PROBLEM TO WORK ON =>
Where a line holds the string "chart", return that line.

MATERIAL =>
━━━━━━━━━━━━━━━━
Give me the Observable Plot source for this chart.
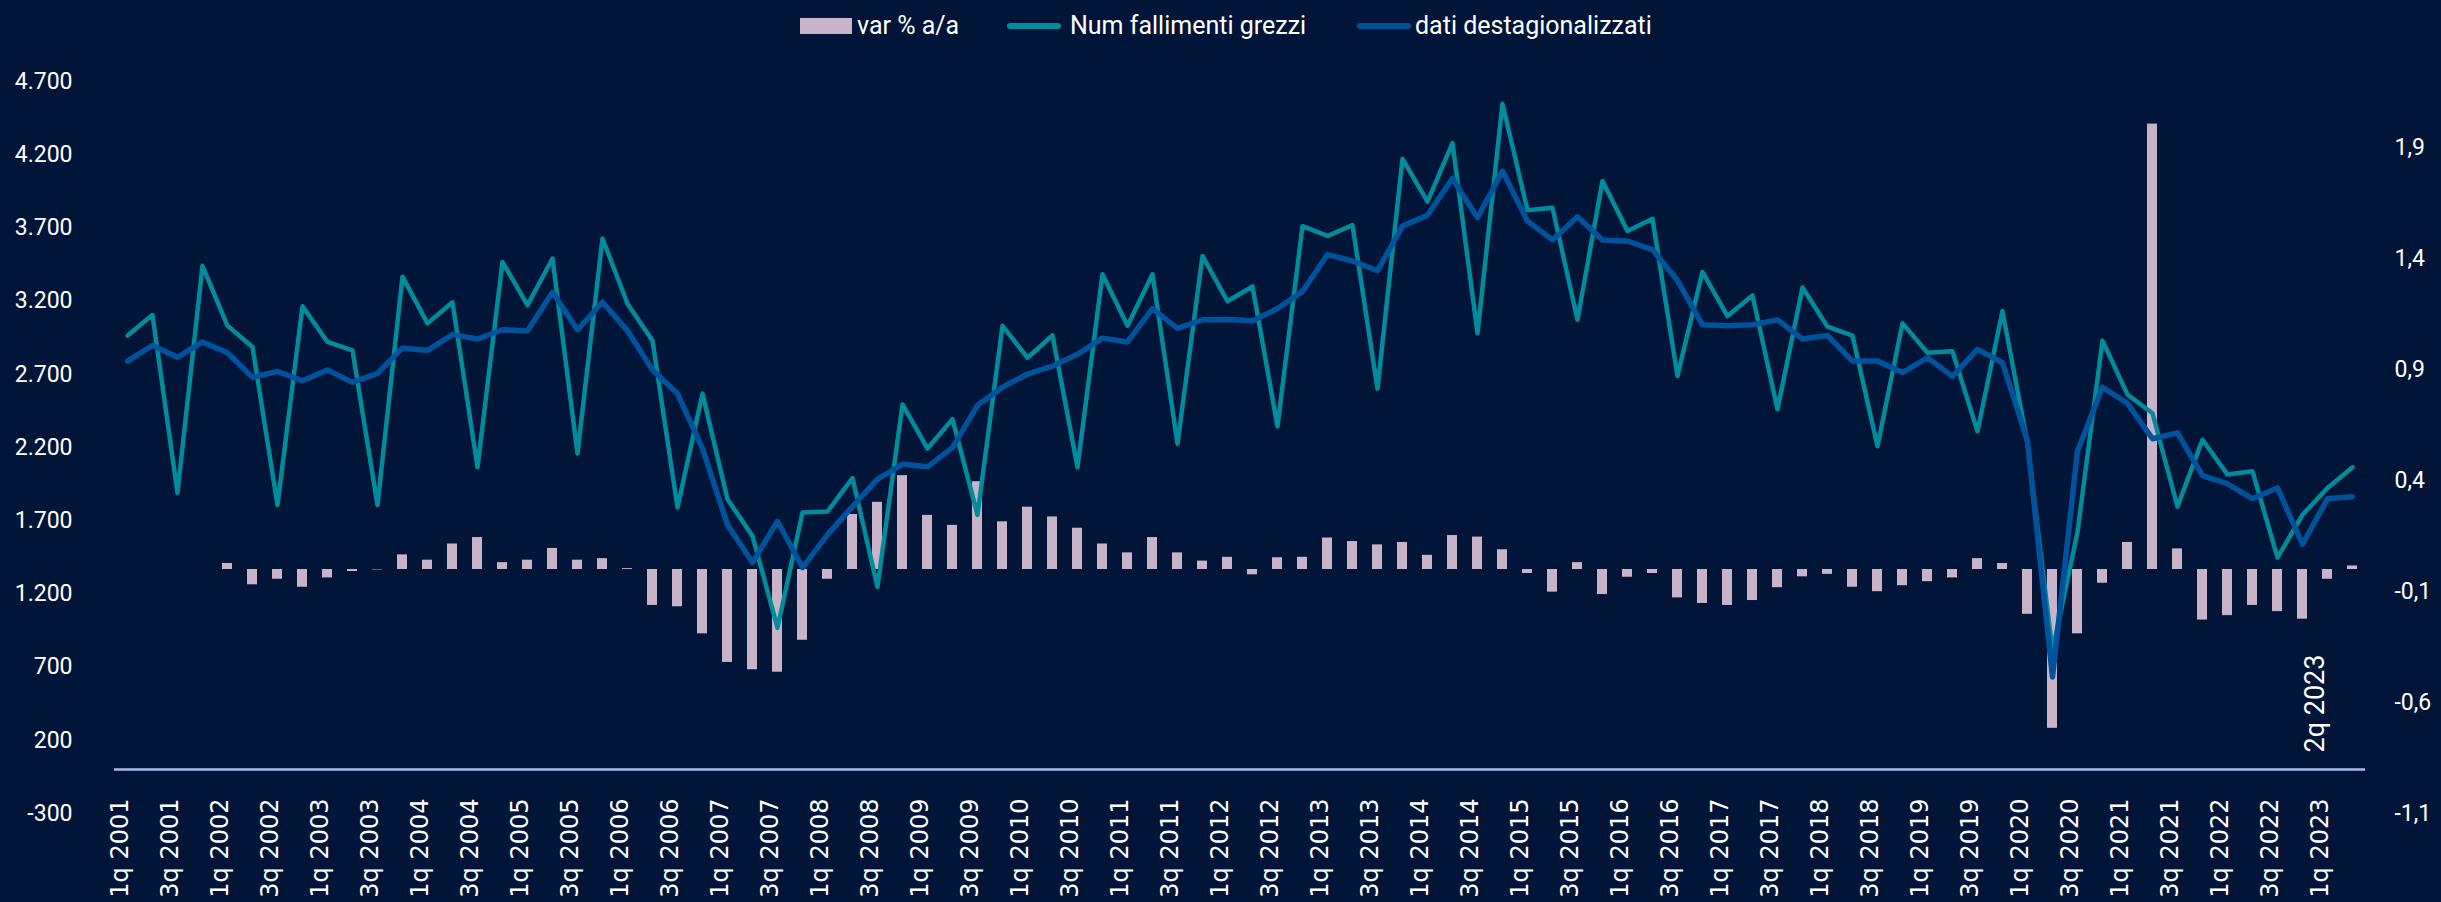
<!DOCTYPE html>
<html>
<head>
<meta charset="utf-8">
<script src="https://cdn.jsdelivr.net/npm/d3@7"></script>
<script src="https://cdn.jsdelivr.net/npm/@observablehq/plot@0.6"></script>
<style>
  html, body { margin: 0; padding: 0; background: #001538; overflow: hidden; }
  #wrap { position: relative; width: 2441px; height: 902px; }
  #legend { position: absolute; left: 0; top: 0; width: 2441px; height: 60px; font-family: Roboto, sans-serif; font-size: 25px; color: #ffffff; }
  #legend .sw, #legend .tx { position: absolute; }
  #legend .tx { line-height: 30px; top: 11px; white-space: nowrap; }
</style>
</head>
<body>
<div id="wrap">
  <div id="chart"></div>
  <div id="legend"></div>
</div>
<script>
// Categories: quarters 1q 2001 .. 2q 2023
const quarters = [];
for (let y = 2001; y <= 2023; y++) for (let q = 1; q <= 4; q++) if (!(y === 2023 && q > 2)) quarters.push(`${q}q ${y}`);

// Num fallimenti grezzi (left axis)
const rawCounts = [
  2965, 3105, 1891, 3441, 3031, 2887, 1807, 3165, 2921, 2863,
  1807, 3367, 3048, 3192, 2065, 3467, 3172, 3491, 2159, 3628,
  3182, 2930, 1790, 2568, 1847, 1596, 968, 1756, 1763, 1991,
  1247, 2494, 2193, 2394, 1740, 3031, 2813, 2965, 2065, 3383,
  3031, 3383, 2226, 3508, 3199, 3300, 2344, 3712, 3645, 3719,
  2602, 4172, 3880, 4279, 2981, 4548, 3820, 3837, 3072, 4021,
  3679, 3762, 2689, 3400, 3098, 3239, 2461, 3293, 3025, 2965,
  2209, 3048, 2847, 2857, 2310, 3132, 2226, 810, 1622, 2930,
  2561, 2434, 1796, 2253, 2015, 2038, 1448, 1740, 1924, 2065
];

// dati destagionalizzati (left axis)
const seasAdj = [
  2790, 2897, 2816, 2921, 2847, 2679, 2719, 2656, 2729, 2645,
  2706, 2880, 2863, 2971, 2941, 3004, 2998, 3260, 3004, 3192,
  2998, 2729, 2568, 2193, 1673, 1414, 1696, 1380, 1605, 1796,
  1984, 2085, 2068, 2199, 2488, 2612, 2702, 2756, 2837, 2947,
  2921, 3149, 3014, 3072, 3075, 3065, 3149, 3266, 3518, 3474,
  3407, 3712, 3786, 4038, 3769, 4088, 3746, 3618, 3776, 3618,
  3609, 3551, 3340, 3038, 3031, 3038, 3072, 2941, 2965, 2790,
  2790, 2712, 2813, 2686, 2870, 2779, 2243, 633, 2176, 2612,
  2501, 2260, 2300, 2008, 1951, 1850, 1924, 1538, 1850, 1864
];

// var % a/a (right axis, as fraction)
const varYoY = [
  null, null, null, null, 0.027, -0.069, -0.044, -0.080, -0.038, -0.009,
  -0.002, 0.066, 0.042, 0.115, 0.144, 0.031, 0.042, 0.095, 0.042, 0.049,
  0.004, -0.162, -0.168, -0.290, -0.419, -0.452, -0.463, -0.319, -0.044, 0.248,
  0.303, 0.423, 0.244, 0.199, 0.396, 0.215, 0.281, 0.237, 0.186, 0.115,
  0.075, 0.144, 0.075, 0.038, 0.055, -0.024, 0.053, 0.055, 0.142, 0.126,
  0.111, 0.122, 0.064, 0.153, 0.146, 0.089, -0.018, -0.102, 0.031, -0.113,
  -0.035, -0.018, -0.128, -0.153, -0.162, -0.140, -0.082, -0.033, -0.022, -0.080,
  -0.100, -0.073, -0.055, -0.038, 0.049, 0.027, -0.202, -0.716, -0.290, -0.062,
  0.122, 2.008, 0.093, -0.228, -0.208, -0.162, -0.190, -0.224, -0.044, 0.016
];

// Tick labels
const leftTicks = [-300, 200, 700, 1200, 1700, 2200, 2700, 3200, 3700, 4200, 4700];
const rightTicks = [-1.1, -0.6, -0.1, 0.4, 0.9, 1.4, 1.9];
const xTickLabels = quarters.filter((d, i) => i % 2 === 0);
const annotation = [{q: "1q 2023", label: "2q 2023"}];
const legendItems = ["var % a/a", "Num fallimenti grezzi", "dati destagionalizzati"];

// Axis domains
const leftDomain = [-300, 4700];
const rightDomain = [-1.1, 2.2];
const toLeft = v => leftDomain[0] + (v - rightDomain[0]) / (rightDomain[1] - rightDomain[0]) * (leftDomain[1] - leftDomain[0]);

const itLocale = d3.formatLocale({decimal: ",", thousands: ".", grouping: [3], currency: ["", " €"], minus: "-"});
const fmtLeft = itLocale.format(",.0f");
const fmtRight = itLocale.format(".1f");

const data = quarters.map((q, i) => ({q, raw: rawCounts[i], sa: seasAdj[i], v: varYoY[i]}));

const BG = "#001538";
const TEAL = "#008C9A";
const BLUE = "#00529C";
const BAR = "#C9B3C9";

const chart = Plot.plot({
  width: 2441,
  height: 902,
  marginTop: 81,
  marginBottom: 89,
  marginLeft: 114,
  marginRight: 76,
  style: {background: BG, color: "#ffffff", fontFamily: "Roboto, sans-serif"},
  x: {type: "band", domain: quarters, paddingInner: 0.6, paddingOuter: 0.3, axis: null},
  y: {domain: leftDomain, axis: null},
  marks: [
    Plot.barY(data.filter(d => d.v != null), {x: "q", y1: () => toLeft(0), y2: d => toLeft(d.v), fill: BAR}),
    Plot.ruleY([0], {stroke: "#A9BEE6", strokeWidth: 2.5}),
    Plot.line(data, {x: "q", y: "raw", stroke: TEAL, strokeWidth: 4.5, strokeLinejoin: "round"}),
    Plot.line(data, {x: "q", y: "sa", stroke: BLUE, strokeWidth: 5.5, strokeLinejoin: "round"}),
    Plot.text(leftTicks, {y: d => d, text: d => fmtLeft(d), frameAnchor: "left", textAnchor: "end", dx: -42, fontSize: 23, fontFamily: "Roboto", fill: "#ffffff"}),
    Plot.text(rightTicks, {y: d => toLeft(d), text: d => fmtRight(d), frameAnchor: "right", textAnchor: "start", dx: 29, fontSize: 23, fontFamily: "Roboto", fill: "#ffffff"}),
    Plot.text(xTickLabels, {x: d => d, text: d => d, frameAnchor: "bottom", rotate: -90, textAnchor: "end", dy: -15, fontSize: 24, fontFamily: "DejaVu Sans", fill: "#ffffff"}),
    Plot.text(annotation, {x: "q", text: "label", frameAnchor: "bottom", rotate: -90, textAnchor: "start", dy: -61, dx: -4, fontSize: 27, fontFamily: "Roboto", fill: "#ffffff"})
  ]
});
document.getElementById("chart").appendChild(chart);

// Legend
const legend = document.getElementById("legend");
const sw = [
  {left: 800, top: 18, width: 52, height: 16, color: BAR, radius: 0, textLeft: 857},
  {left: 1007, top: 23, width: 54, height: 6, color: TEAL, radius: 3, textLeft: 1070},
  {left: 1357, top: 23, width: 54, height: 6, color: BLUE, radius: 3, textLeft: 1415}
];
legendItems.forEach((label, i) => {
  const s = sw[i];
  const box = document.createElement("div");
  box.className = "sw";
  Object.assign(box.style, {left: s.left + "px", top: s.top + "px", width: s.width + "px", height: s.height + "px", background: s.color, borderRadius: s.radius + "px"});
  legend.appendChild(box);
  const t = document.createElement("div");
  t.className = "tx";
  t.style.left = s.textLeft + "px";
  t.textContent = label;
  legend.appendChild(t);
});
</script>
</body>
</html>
━━━━━━━━━━━━━━━━
CORRECT ANSWER =>
Give me the Observable Plot source for this chart.
  <div id="chart"></div>
const chart = Plot.plot({
document.getElementById("chart").appendChild(chart);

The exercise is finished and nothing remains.